Somehow on my trip to the yoga retreat in the Bahamas last month, I lost my wallet. It was a shock when I reached for it in the taxi on the way to the boat dock in Nassau. It threw me into a discombobulated state reminiscent of my childhood where I often couldn’t find my ballet shoes in time to get into the car of my horn-honking mother.

Halfway down the tropical path to the registration desk, ignoring the beauty of the palm fronds and ocean lapping sounds around me, I plopped myself down to try to think what must have happened. And I found myself waylaying a young girl to ask for help submitting online claims to the potential lost and founds. Eventually her beautiful mother came down the path and got into the mix.

In 10 subsequent conversations around the retreat I recounted the puzzle of the vanishing wallet to the point where people opened with, “Aren’t you the woman who lost all her money?”

While my mind kept going to the implications of being in a foreign country without cash or credit cards, and of having my license out there at large, something happened that changed my thinking.

It began when the mother of the girl who helped me on the path handed me $50 dollars and said, “I don’t need this.” Then the friend standing with her said, “I see that wallet coming back to you.” The elevated feeling from that encounter allowed me to stop rehearsing the potential disasters and to see the little black wristlet wallet coming toward me. I pictured it all day long—on the yoga mat; lying in my tent on my cot; laughing with people at lunch. I stopped feeling the dread and kept seeing this simple picture.

Obviously I hadn’t been able to pay the driver the $45 taxi fare to take me to the retreat, and he was kind enough to say, “No worries, Miss.” But still I wanted to pay him back, and I needed another $45 to return to the airport.

Without any proof it would happen, I called the driver and said, “I will have the money for the round trip for you.” Then I borrowed some dumb scissors from the front desk and set about doing haircuts all over the retreat. And, by the time it was time to go, I had the driver’s money and more haircuts than I needed.

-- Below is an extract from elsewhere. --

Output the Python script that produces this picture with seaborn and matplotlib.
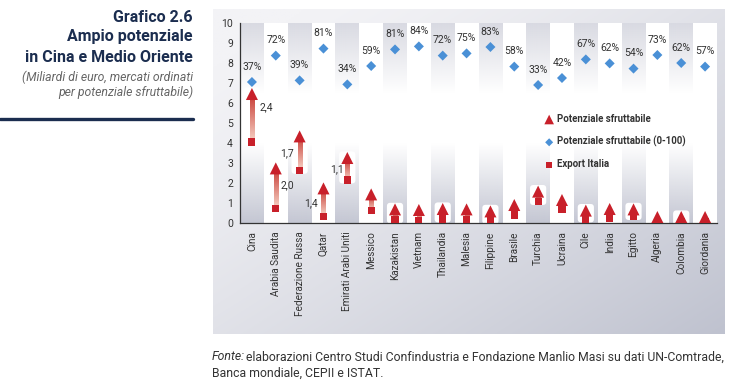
import numpy as np
import pandas as pd
import matplotlib.pyplot as plt
import seaborn as sns
from matplotlib.colors import LinearSegmentedColormap, to_rgb
from matplotlib.patches import FancyBboxPatch
from matplotlib.lines import Line2D

paesi = ['Cina', 'Arabia Saudita', 'Federazione Russa', 'Qatar', 'Emirati Arabi Uniti',
         'Messico', 'Kazakistan', 'Vietnam', 'Thailandia', 'Malesia', 'Filippine',
         'Brasile', 'Turchia', 'Ucraina', 'Cile', 'India', 'Egitto', 'Algeria',
         'Colombia', 'Giordania']
export_italia = [4.05, 0.73, 2.63, 0.33, 2.15, 0.62, 0.15, 0.12, 0.2, 0.15, 0.12,
                 0.4, 1.07, 0.68, 0.2, 0.25, 0.32, 0.05, 0.05, 0.05]
potenziale = [6.45, 2.73, 4.33, 1.73, 3.25, 1.43, 0.68, 0.65, 0.7, 0.68, 0.58,
              0.9, 1.57, 1.15, 0.62, 0.7, 0.68, 0.3, 0.3, 0.3]
indice = [7.05, 8.37, 7.13, 8.72, 6.93, 7.85, 8.68, 8.83, 8.37, 8.48, 8.8,
          7.82, 6.9, 7.25, 8.18, 7.98, 7.72, 8.4, 8.0, 7.82]
percentuali = [37, 72, 39, 81, 34, 59, 81, 84, 72, 75, 83, 58, 33, 42, 67, 62, 54, 73, 62, 57]
delta_labels = ['2,4', '2,0', '1,7', '1,4', '1,1']
delta_pos = [(0.6, 5.8), (0.48, 1.9), (-0.54, 3.48), (-0.54, 0.98), (-0.42, 2.7)]

df = pd.DataFrame({'pos': np.arange(len(paesi)), 'paese': paesi,
                   'export': export_italia, 'potenziale': potenziale, 'indice': indice})

sns.set_style('white')
plt.rcParams['font.family'] = ['Roboto', 'DejaVu Sans']

navy = '#1b2d4f'
red = '#c8202a'
blue = '#4a90d6'
txt = '#333333'

fig = plt.figure(figsize=(7.38, 3.9), dpi=100)

# background panel with gradient
bg = fig.add_axes([213 / 738, 1 - 334 / 390, 512 / 738, 325 / 390], zorder=-5)
gx, gy = np.meshgrid(np.linspace(0, 1, 200), np.linspace(0, 1, 200))
t = np.clip(0.55 * gx + 0.55 * gy - 0.1, 0, 1) ** 1.3
c0, c1 = np.array(to_rgb('#f3f3f6')), np.array(to_rgb('#bfc2cf'))
bg.imshow(c0 + (c1 - c0) * t[..., None], extent=[0, 1, 0, 1], aspect='auto', origin='upper')
bg.axis('off')

ax = fig.add_axes([240 / 738, 1 - 223 / 390, 477 / 738, 200 / 390])
ax.set_facecolor('white')

# alternating gray bands with vertical gradient
yy = np.linspace(0, 10, 300)
band = np.zeros((300, 1, 4))
top_a = np.clip((yy - 6.5) / 3.5, 0, 1)
bot_a = np.clip((4.0 - yy) / 4.0, 0, 1)
ctop, cbot = np.array(to_rgb('#d9dae2')), np.array(to_rgb('#c4c7d3'))
band[:, 0, :3] = np.where((top_a > 0)[:, None], ctop, cbot)
band[:, 0, 3] = np.maximum(top_a, bot_a)
for i in range(0, len(paesi), 2):
    ax.imshow(band, extent=[i - 0.5, i + 0.5, 0, 10], aspect='auto', origin='lower', zorder=0)

# white boxes and gradient shafts
shaft = LinearSegmentedColormap.from_list('shaft', ['#f7d3c6', '#c9413a'])
grad = np.linspace(0, 1, 100)[:, None]
for i, (e, p) in enumerate(zip(export_italia, potenziale)):
    box = FancyBboxPatch((i - 0.34, e - 0.17), 0.68, p - e + 0.5,
                         boxstyle='round,pad=0,rounding_size=0.14',
                         mutation_aspect=1.19, fc='white', ec='none', zorder=1)
    ax.add_patch(box)
    ax.imshow(grad, cmap=shaft, extent=[i - 0.085, i + 0.085, e, p - 0.1],
              aspect='auto', origin='lower', zorder=2)

sns.scatterplot(data=df, x='pos', y='export', marker='s', s=26, color=red,
                edgecolor='none', label='Export Italia', zorder=3, ax=ax)
sns.scatterplot(data=df, x='pos', y='potenziale', marker='^', s=75, color=red,
                edgecolor='none', label='Potenziale sfruttabile', zorder=4, ax=ax)
sns.scatterplot(data=df, x='pos', y='indice', marker='D', s=26, color=blue,
                edgecolor='none', label='Potenziale sfruttabile (0-100)', zorder=4, ax=ax)

for i, (d, pc) in enumerate(zip(indice, percentuali)):
    ax.annotate(f'{pc}%', (i, d), xytext=(0, 11), textcoords='offset points',
                ha='center', va='center', fontsize=7.5, color=txt)
for i, (lab, (dx, yv)) in enumerate(zip(delta_labels, delta_pos)):
    ax.text(i + dx, yv, lab, ha='center', va='center', fontsize=7.5, color=txt)

ax.set_xlim(-0.5, len(paesi) - 0.5)
ax.set_ylim(0, 10)
ax.set_yticks(range(0, 11))
ax.set_xticks(range(len(paesi)))
ax.set_xticklabels(paesi, rotation=90, fontsize=7.2, color=txt)
ax.set_xticks(np.arange(-0.5, len(paesi)), minor=True)
ax.tick_params(axis='x', which='major', length=0, pad=6)
ax.tick_params(axis='x', which='minor', length=4, width=0.8, color=txt)
ax.tick_params(axis='y', length=3, width=0.8, color=txt, labelsize=7.5, labelcolor=txt, pad=2)
ax.set_xlabel('')
ax.set_ylabel('')
for s in ['top', 'right']:
    ax.spines[s].set_visible(False)
for s in ['left', 'bottom']:
    ax.spines[s].set_color(txt)
    ax.spines[s].set_linewidth(0.9)

handles, labels = ax.get_legend_handles_labels()
order = ['Potenziale sfruttabile', 'Potenziale sfruttabile (0-100)', 'Export Italia']
hmap = dict(zip(labels, handles))
leg = ax.legend([hmap[k] for k in order], order, loc='upper left', bbox_to_anchor=(0.62, 0.588),
                frameon=False, labelspacing=1.25, handletextpad=0.35, handlelength=1.0,
                prop={'weight': 'bold', 'size': 6.9}, labelcolor=txt, markerscale=0.8)

# title block
for yp, s in [(17, 'Grafico 2.6'), (37, 'Ampio potenziale'), (57, 'in Cina e Medio Oriente')]:
    fig.text(193 / 738, 1 - yp / 390, s, ha='right', va='center',
             fontsize=11.5, weight='bold', color=navy)
for yp, s in [(77, '(Miliardi di euro, mercati ordinati'), (92, 'per potenziale sfruttabile)')]:
    fig.text(193 / 738, 1 - yp / 390, s, ha='right', va='center',
             fontsize=8.8, style='italic', color='#666666')
fig.add_artist(Line2D([0, 193 / 738], [1 - 118.5 / 390] * 2, color=navy, lw=2.4))

# source note
t1 = fig.text(212 / 738, 1 - 357 / 390, 'Fonte:', ha='left', va='center',
              fontsize=8.8, style='italic', color=txt)
ax.annotate('elaborazioni Centro Studi Confindustria e Fondazione Manlio Masi su dati UN-Comtrade,',
            xy=(1, 0), xycoords=t1, xytext=(0.3, 0), textcoords='offset points',
            ha='left', va='bottom', fontsize=8.8, color=txt, annotation_clip=False)
fig.text(212 / 738, 1 - 373 / 390, 'Banca mondiale, CEPII e ISTAT.', ha='left',
         va='center', fontsize=8.8, color=txt)

fig.savefig('out.png', dpi=100)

Back home I kept that image of the wristlet wallet in my mind even after 2 1/2 weeks had gone by. And finally, eureka! I got the thing back as well as my substantial wad of cash. But best of all, I made those three new friends I met on the path, and they invited me to Romania this fall and on to Istanbul. Istanbul, where I’ve talked about going for the past year. So how about that for positive thinking and Quantum physics times two?

Style tip: Keep your eye on the prize and train your mind not to keep going into familiar ditches. It takes time to develop new grooves, so practice positive thinking. What you focus on expands.